Unfortunately, the George Floyd Justice in Policing Act of 2021 that the House of Representatives passed 220-212 on March 3 entirely along party lines (and with two Democratic congressmen joining Republicans in voting against the bill) will do little to combat those problems—and could make them worse.
The bill would take away tools that help keep police officers safe by limiting the ability of local law enforcement agencies to receive surplus military equipment, and it bans the use of no-knock warrants in drug cases at the federal level and prohibits state and local governments that allow them from receiving certain federal grants.
While the use of those types of warrants should be extremely limited, banning them removes an important officer-safety tool that might be appropriate in certain dangerous situations, such as when federal agents and local law enforcement officers raid drug dealers’ “stash houses,” which can be manned by heavily armed, violent gang members.
On top of that, the bill imposes new standards for when it is appropriate to use deadly force. Those standards could cause officers to hesitate in critical situations, especially since the bill provides that if they didn’t stringently follow its requirements or if their own “gross negligence” contributed to the use of such force, they can’t use justification as a defense.
Imagine the so-called Ferguson effect on steroids.
It also removes important protections when a law enforcement officer—or anyone else—is subjected to federal criminal prosecution.

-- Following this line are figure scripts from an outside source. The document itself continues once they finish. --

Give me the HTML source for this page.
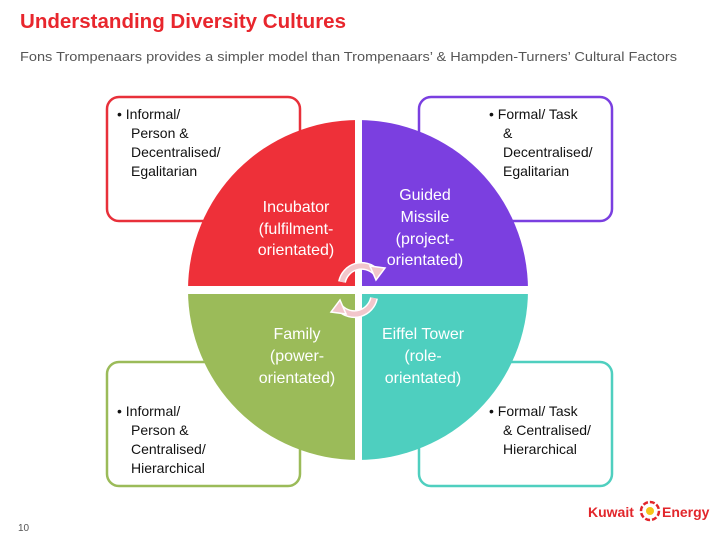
<!DOCTYPE html>
<html><head><meta charset="utf-8"><style>
body{margin:0;background:#fff;width:720px;height:540px;overflow:hidden;font-family:"Liberation Sans",sans-serif}
svg{position:absolute;left:0;top:0}
</style></head><body>
<svg width="720" height="540" viewBox="0 0 720 540" font-family="Liberation Sans, sans-serif">
<text x="20" y="28" font-size="20" font-weight="bold" fill="#e8262d" textLength="326" lengthAdjust="spacingAndGlyphs">Understanding Diversity Cultures</text>
<text x="20" y="61" font-size="13" fill="#555" textLength="657" lengthAdjust="spacingAndGlyphs">Fons Trompenaars provides a simpler model than Trompenaars’ &amp; Hampden-Turners’ Cultural Factors</text>
<rect x="107" y="97" width="193" height="124" rx="12" fill="#fff" stroke="#e8303a" stroke-width="2.5"/>
<rect x="419" y="97" width="193" height="124" rx="12" fill="#fff" stroke="#7a3fe0" stroke-width="2.5"/>
<rect x="107" y="362" width="193" height="124" rx="12" fill="#fff" stroke="#9bbb59" stroke-width="2.5"/>
<rect x="419" y="362" width="193" height="124" rx="12" fill="#fff" stroke="#4fcfbf" stroke-width="2.5"/>
<defs>
<clipPath id="tl"><rect x="0" y="0" width="358" height="290"/></clipPath>
<clipPath id="tr"><rect x="358" y="0" width="362" height="290"/></clipPath>
<clipPath id="bl"><rect x="0" y="290" width="358" height="250"/></clipPath>
<clipPath id="br"><rect x="358" y="290" width="362" height="250"/></clipPath>
</defs>
<circle cx="358" cy="290" r="170" fill="#ee3039" clip-path="url(#tl)"/>
<circle cx="358" cy="290" r="170" fill="#7b3fe0" clip-path="url(#tr)"/>
<circle cx="358" cy="290" r="170" fill="#9bbb59" clip-path="url(#bl)"/>
<circle cx="358" cy="290" r="170" fill="#4ecfbf" clip-path="url(#br)"/>
<rect x="355" y="110" width="7" height="360" fill="#fff"/>
<rect x="180" y="286" width="360" height="8" fill="#fff"/>
<g font-size="14" fill="#111">
<text x="117" y="119">• Informal/</text><text x="131" y="138">Person &amp;</text><text x="131" y="157">Decentralised/</text><text x="131" y="176">Egalitarian</text>
<text x="489" y="119">• Formal/ Task</text><text x="503" y="138">&amp;</text><text x="503" y="157">Decentralised/</text><text x="503" y="176">Egalitarian</text>
<text x="117" y="416">• Informal/</text><text x="131" y="435">Person &amp;</text><text x="131" y="454">Centralised/</text><text x="131" y="473">Hierarchical</text>
<text x="489" y="416">• Formal/ Task</text><text x="503" y="435">&amp; Centralised/</text><text x="503" y="454">Hierarchical</text>
</g>
<g font-size="16" fill="#fff" text-anchor="middle">
<text x="296" y="212">Incubator</text><text x="296" y="234">(fulfilment-</text><text x="296" y="255">orientated)</text>
<text x="425" y="200">Guided</text><text x="425" y="222">Missile</text><text x="425" y="244">(project-</text><text x="425" y="265">orientated)</text>
<text x="297" y="339">Family</text><text x="297" y="361">(power-</text><text x="297" y="383">orientated)</text>
<text x="423" y="339">Eiffel Tower</text><text x="423" y="361">(role-</text><text x="423" y="383">orientated)</text>
</g>
<g fill="none" stroke-linecap="butt">
<path d="M342 282 A20 20 0 0 1 376 272" stroke="#fff" stroke-width="8"/>
<path d="M342 282 A20 20 0 0 1 376 272" stroke="#f2c6cb" stroke-width="5"/>
<path d="M374 298 A20 20 0 0 1 340 308" stroke="#fff" stroke-width="8"/>
<path d="M374 298 A20 20 0 0 1 340 308" stroke="#f2c6cb" stroke-width="5"/>
</g>
<polygon points="370,266 385,268 376,280" fill="#f2c6cb" stroke="#fff" stroke-width="1.5"/>
<polygon points="346,314 331,312 340,300" fill="#f2c6cb" stroke="#fff" stroke-width="1.5"/>
<text x="18" y="531" font-size="10" fill="#555">10</text>
<text x="588" y="517" font-size="14" font-weight="bold" fill="#e2262b">Kuwait</text>
<circle cx="650" cy="511" r="9" fill="none" stroke="#e2262b" stroke-width="2.5" stroke-dasharray="5 2"/>
<circle cx="650" cy="511" r="4" fill="#f5c518"/>
<text x="662" y="517" font-size="14" font-weight="bold" fill="#e2262b">Energy</text>
</svg>
</body></html>
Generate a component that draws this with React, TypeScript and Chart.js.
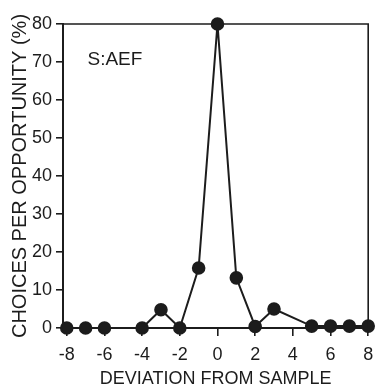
import React, { useEffect, useRef } from "react";
import { Chart, registerables } from "chart.js";

Chart.register(...registerables);

const deviations = [-8, -7, -6, -4, -3, -2, -1, 0, 1, 2, 3, 5, 6, 7, 8];
const choices = [0, 0, 0, 0, 4.8, 0, 15.8, 80, 13.2, 0.4, 5, 0.5, 0.5, 0.5, 0.5];
const xTickValues = [-8, -6, -4, -2, 0, 2, 4, 6, 8];
const yTickValues = [0, 10, 20, 30, 40, 50, 60, 70, 80];
const panelLabel = "S:AEF";
const panelLabelPos = { x: -6.9, y: 70.5 };
const xTitle = "DEVIATION FROM SAMPLE";
const yTitle = "CHOICES PER OPPORTUNITY (%)";

const FONT = "'Liberation Sans', Arial, Helvetica, sans-serif";
const INK = "#1c1c1c";

const framePlugin = {
  id: "frame",
  afterDraw(chart: any) {
    const { ctx, chartArea, scales } = chart;
    ctx.save();
    ctx.strokeStyle = INK;
    ctx.lineWidth = 1.6;
    ctx.beginPath();
    ctx.moveTo(chartArea.left, chartArea.top);
    ctx.lineTo(chartArea.right, chartArea.top);
    ctx.lineTo(chartArea.right, chartArea.bottom);
    ctx.stroke();
    ctx.fillStyle = INK;
    ctx.font = `19px ${FONT}`;
    ctx.textAlign = "left";
    ctx.textBaseline = "middle";
    ctx.fillText(
      panelLabel,
      scales.x.getPixelForValue(panelLabelPos.x),
      scales.y.getPixelForValue(panelLabelPos.y)
    );
    ctx.restore();
  },
};

export default function App() {
  const ref = useRef<HTMLCanvasElement | null>(null);
  useEffect(() => {
    document.body.style.margin = "0";
    const canvas = ref.current!;
    const chart = new Chart(canvas, {
      type: "line",
      data: {
        datasets: [
          {
            data: deviations.map((x, i) => ({ x, y: choices[i] })),
            borderColor: INK,
            backgroundColor: INK,
            borderWidth: 2,
            pointRadius: 5.8,
            pointBackgroundColor: INK,
            pointBorderColor: INK,
            tension: 0,
            clip: false as any,
          },
        ],
      },
      options: {
        responsive: false,
        animation: false,
        layout: { padding: { top: 24, right: 2, left: 0, bottom: 0 } },
        plugins: { legend: { display: false }, tooltip: { enabled: false } },
        scales: {
          x: {
            type: "linear",
            min: -8.2,
            max: 8,
            afterBuildTicks: (s: any) => {
              s.ticks = xTickValues.map((v) => ({ value: v }));
            },
            afterFit: (s: any) => {
              s.height = 59;
              s.paddingLeft = 0;
              s.paddingRight = 0;
            },
            grid: {
              display: true,
              drawOnChartArea: false,
              drawTicks: true,
              tickLength: 8,
              color: INK,
              lineWidth: 1.6,
            },
            border: { display: true, color: INK, width: 2 },
            ticks: {
              color: INK,
              font: { family: FONT, size: 18 },
              padding: 8,
              maxRotation: 0,
              autoSkip: false,
            },
            title: {
              display: true,
              text: xTitle,
              color: INK,
              font: { family: FONT, size: 18 },
              padding: { top: 0, bottom: -3 },
            },
          },
          y: {
            type: "linear",
            min: 0,
            max: 80,
            afterBuildTicks: (s: any) => {
              s.ticks = yTickValues.map((v) => ({ value: v }));
            },
            afterFit: (s: any) => {
              s.width = 63;
              s.paddingTop = 0;
              s.paddingBottom = 0;
            },
            grid: {
              display: true,
              drawOnChartArea: false,
              drawTicks: true,
              tickLength: 7,
              color: INK,
              lineWidth: 1.6,
            },
            border: { display: true, color: INK, width: 2 },
            ticks: {
              color: INK,
              font: { family: FONT, size: 18 },
              padding: 4,
              autoSkip: false,
            },
            title: {
              display: true,
              text: yTitle,
              color: INK,
              font: { family: FONT, size: 20 },
              padding: { top: 8, bottom: 0 },
            },
          },
        },
      },
      plugins: [framePlugin],
    });
    return () => chart.destroy();
  }, []);
  return <canvas ref={ref} width={376} height={387} />;
}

It lowers the mens rea requirement from “willfully” to “knowingly and recklessly” for someone to be prosecuted under a federal civil rights law for using their official positions to violate someone’s rights—legally speaking, depriving someone of their rights under color of law.
It also would broadly expand actions that can be prosecuted under this bill, including any maneuver that “reduces intake of air” to someone being detained. That provision potentially covers a broad swath of conduct, even accidental or unintentional conduct, especially when viewed in conjunction with the lowered mens rea requirement.
It also strips away the defense of qualified immunity, but only for law enforcement officers. That means that a law enforcement officer who had to make a split-second decision can no longer raise that defense when accused of violating someone’s rights.
Meanwhile, others, such as university administrators, who are able to make much more considered decisions, can still raise it to avoid a lawsuit—for example, when they are accused of violating students’ First Amendment rights.
The bill would also require the Justice Department to create a national registry for police-misconduct complaints (and not just official findings of misconduct), but fails to provide adequate safeguards to avoid sensitive information about officers from being disseminated.
Most troublingly, perhaps, the legislation would force police departments to consider an individual’s protected characteristics, such as race or gender, when engaging in most law enforcement interactions—in plain contravention of its goal of ending racial profiling.
The bill provides that “[p]roof that the routine or spontaneous investigatory activities of law enforcement agents in a jurisdiction have had a disparate impact on individuals with particular characteristics described in [the bill] shall constitute prima facie evidence of a violation … .”
That would essentially establish a de facto quota system for traffic stops, pedestrian stops, interviews, and other investigatory activities, and could encourage officers and departments to “game the system” by stopping more individuals with certain types of characteristics—specifically, women, whites, or Asians—than they otherwise would.
Other provisions of the bill could potentially encourage frivolous lawsuits against police officers and departments, given the broad scope of activities covered, the disparate-impact analysis required, and the fact that a “prevailing party” will be awarded attorney’s fees.
Police departments would also be more concerned about litigation, potentially at the expense of engaging in law enforcement activities, because the bill increases the authority of the attorney general to conduct pattern-and-practice investigations, and it provides new tools and causes of action for state attorneys general to conduct pattern-and-practice investigations, too.
On top of all this, the bill would impose myriad new reporting requirements and data-gathering requirements on both police departments and the Justice Department.
Those aren’t necessarily bad in and of themselves, but they might be difficult to implement in practice and divert important resources from law enforcement officers on the street.
Less objectionable aspects of the bill include its requirement that the attorney general establish a National Task Force on Law Enforcement Oversight staffed by various Justice Department components; that uniformed federal officers wear body cameras; and that marked federal police cruisers install dashboard cameras.
The bill also makes clear that an individual in the custody of an officer cannot consent to sexual contact with that officer or other officers, and makes it a federal crime for a law enforcement officer to engage in sexual conduct with someone in his or her custody.
Of course, those latter provisions likely could pass easily if not paired with those other provisions that make the lives of law enforcement officers needlessly difficult and dangerous.
There are smart criminal justice reform measures that Congress can take, but the George Floyd Justice in Policing Act of 2021 misses the mark. Hopefully, it will meet the same fate as a predecessor bill last year and not pass the Senate.